Making major life decisions:

  • 24 percent of workers have had a major life decision — such as starting a family, adopting a pet, or moving cross-country — influenced because of the option to work from home
  • 51 percent said of respondents ages 35-44, the key child-rearing age, said they would like a job less if the option to work remotely was taken away

 Overall wellness and family health:

  • 42 percent of people said their lives may be negatively impacted if they no longer had the option to work remotely
  • Over 40 percent of respondents between the ages of 24-44 reported one of the top benefits to working remotely was the ability to take care of kids, family members or pets

Financial savings:

  • 39 percent valued the ability to save money on their commute at a benefit of working remotely
  • Nearly 30 percent said they would take a job with lower pay if it allowed them to work remotely

Perceptions of technology:

  • 43 percent said working remote has changed the technologies they use on a daily basis
  • 41 percent believed the ability to work remote is “very important” to the future of business

Much of the conversation around remote work today is focused on the benefits it provides in regard to work itself, but as remote work policies continue to grow in popularity, it’s important that we also recognize the benefits it provides to individual employees.

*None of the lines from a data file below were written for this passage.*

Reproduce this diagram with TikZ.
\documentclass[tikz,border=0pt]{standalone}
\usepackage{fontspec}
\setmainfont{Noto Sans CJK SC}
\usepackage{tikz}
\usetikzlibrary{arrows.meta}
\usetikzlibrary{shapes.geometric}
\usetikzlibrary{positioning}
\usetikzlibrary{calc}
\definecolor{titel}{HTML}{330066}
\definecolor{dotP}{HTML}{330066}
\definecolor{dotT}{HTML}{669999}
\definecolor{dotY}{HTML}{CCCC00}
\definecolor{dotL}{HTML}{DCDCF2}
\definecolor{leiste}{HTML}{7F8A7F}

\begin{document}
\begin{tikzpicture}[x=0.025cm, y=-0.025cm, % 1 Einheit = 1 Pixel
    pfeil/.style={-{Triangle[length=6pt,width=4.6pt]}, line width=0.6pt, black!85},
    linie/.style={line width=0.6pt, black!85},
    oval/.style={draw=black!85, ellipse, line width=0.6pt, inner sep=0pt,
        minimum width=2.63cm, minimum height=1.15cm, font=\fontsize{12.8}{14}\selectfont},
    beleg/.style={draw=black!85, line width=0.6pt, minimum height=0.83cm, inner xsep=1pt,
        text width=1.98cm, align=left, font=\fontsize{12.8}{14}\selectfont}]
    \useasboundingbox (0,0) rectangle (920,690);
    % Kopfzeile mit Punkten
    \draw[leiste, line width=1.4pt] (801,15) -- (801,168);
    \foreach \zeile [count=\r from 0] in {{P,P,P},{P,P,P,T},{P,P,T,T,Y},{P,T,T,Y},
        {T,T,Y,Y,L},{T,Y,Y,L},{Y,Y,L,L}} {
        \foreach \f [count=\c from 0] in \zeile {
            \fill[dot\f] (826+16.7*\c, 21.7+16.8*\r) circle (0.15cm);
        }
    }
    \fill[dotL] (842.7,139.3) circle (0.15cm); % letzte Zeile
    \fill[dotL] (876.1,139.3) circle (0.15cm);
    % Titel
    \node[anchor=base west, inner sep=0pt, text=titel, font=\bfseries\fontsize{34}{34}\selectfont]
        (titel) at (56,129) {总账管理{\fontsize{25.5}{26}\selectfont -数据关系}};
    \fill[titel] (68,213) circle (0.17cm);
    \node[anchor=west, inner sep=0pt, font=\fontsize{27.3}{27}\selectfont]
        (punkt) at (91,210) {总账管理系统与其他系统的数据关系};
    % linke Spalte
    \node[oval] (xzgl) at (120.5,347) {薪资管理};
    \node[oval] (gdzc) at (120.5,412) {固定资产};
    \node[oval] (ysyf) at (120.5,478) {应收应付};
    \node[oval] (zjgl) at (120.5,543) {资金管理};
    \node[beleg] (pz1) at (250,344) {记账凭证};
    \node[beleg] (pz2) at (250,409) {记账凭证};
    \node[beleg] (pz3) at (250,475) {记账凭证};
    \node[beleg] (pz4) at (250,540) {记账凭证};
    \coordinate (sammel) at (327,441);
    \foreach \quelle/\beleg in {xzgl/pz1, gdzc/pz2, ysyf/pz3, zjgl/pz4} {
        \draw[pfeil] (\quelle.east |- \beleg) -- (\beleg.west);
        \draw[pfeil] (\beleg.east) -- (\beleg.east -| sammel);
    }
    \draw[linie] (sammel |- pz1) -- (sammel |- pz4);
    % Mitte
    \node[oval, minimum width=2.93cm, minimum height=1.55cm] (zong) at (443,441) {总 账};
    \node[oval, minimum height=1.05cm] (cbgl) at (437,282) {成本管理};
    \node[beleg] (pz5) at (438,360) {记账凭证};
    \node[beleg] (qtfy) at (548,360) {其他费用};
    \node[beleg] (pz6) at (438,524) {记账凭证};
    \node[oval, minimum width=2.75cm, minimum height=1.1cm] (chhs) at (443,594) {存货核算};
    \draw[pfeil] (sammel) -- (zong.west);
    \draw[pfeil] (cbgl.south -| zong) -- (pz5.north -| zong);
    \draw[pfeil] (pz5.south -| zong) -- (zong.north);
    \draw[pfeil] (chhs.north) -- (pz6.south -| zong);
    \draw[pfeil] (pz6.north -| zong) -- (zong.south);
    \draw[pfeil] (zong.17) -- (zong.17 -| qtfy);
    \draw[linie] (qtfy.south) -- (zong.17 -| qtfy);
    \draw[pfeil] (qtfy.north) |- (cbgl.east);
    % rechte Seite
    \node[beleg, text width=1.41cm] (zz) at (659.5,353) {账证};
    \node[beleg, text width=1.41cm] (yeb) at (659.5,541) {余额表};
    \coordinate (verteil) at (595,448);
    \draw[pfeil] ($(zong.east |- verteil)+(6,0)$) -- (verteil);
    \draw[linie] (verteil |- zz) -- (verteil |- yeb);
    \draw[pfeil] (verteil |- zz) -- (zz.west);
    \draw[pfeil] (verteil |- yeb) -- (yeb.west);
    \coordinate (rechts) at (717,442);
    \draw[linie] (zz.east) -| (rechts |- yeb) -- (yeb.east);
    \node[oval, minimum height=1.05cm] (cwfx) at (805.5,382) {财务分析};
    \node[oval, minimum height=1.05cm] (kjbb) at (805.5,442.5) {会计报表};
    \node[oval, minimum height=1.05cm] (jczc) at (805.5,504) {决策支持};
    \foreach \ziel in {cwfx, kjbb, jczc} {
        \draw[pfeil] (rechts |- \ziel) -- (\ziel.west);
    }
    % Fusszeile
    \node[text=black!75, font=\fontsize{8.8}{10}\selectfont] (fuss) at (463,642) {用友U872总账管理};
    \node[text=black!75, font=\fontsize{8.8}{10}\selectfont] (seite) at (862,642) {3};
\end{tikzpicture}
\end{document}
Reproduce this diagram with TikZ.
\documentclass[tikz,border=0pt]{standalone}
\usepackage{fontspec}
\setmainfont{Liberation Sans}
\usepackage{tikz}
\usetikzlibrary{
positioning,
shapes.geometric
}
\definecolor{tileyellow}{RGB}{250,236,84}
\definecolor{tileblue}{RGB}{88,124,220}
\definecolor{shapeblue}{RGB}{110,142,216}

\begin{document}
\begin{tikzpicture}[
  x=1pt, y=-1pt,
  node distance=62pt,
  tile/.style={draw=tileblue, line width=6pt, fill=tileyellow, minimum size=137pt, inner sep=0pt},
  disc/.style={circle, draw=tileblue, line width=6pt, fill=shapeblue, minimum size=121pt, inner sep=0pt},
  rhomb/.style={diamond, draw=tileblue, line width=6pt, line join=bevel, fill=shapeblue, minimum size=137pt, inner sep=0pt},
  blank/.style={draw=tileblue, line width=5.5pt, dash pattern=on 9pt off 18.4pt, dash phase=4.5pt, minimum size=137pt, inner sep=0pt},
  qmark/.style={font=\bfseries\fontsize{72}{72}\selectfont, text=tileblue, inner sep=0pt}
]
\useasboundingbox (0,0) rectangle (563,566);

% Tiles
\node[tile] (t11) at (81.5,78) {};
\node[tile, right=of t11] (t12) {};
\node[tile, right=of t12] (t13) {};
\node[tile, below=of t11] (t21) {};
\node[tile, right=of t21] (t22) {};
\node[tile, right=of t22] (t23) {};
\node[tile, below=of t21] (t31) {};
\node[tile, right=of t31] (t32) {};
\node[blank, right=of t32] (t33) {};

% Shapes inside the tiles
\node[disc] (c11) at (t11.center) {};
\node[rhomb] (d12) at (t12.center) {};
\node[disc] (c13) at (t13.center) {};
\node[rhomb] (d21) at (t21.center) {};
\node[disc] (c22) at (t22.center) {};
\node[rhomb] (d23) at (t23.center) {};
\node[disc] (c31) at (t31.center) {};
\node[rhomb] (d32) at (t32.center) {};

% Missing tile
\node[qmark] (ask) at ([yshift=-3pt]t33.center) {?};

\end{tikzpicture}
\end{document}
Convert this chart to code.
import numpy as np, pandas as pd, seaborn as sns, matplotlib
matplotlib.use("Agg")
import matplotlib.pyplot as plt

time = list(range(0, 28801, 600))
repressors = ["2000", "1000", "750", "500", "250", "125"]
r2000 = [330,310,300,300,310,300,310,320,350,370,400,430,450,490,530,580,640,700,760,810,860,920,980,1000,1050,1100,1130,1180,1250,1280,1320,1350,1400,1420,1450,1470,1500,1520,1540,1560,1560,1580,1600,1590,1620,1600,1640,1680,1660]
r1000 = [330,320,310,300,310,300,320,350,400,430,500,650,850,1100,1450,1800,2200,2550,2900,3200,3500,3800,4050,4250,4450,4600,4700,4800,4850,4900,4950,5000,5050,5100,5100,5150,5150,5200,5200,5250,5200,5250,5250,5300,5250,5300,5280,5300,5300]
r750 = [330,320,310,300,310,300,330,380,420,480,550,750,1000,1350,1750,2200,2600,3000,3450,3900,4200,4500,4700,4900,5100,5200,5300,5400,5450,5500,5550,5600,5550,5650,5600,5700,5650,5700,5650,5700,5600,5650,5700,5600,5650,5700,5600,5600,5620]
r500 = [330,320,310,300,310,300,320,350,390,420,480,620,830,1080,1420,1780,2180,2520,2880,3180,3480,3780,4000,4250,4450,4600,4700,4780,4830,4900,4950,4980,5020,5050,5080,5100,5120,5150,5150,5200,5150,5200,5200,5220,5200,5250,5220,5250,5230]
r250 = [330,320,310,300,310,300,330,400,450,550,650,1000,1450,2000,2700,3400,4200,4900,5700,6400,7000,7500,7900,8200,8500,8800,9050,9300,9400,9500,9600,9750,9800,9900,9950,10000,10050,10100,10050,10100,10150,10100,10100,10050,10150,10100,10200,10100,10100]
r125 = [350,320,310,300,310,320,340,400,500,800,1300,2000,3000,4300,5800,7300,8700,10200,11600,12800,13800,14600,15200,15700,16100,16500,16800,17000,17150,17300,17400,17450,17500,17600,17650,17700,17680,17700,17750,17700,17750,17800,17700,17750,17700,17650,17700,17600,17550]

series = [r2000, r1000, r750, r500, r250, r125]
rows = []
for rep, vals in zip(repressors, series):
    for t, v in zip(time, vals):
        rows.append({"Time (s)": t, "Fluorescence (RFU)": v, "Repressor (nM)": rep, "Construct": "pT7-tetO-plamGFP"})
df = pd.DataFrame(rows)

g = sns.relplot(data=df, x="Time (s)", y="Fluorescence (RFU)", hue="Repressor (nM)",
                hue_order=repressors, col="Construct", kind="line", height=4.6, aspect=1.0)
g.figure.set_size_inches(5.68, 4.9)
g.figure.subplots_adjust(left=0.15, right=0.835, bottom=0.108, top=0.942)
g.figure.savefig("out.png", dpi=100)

In the era of constant connectivity and communication, it can sometimes feel like we live to work – not work to live. But, if remote work options provide benefits to both an individual’s work life and their personal life, even going so far as to positively impact the way we live, companies need to take note and adjust their remote work policies accordingly to maximize the positive impact both for their business and employees.

Changing work for our changing lives

The ways we work are changing, focusing on greater collaboration and team communication, facilitated by the spread of conferencing and collaboration technologies. And, while that means more people than ever before are now able to work remotely, the data shows that this new flexibility in how and where we work is also having a significant impact on how we live. As interest and ability to work remotely continues to grow, individual employees stand to benefit from more time with family and friends, healthier lives and opportunities that may not have been possible before.

Check out our infographic with more on our findings below:

The survey was conducted independently by OnePoll on behalf of GoToMeeting by LogMeIn, with a sample of 2,000 U.S. office workers and 1,000 international office workers from the U.K., France, Germany, Australia, New Zealand and India. Responses were collected via a random, double-opt in online survey between June 22 and July 31, 2018.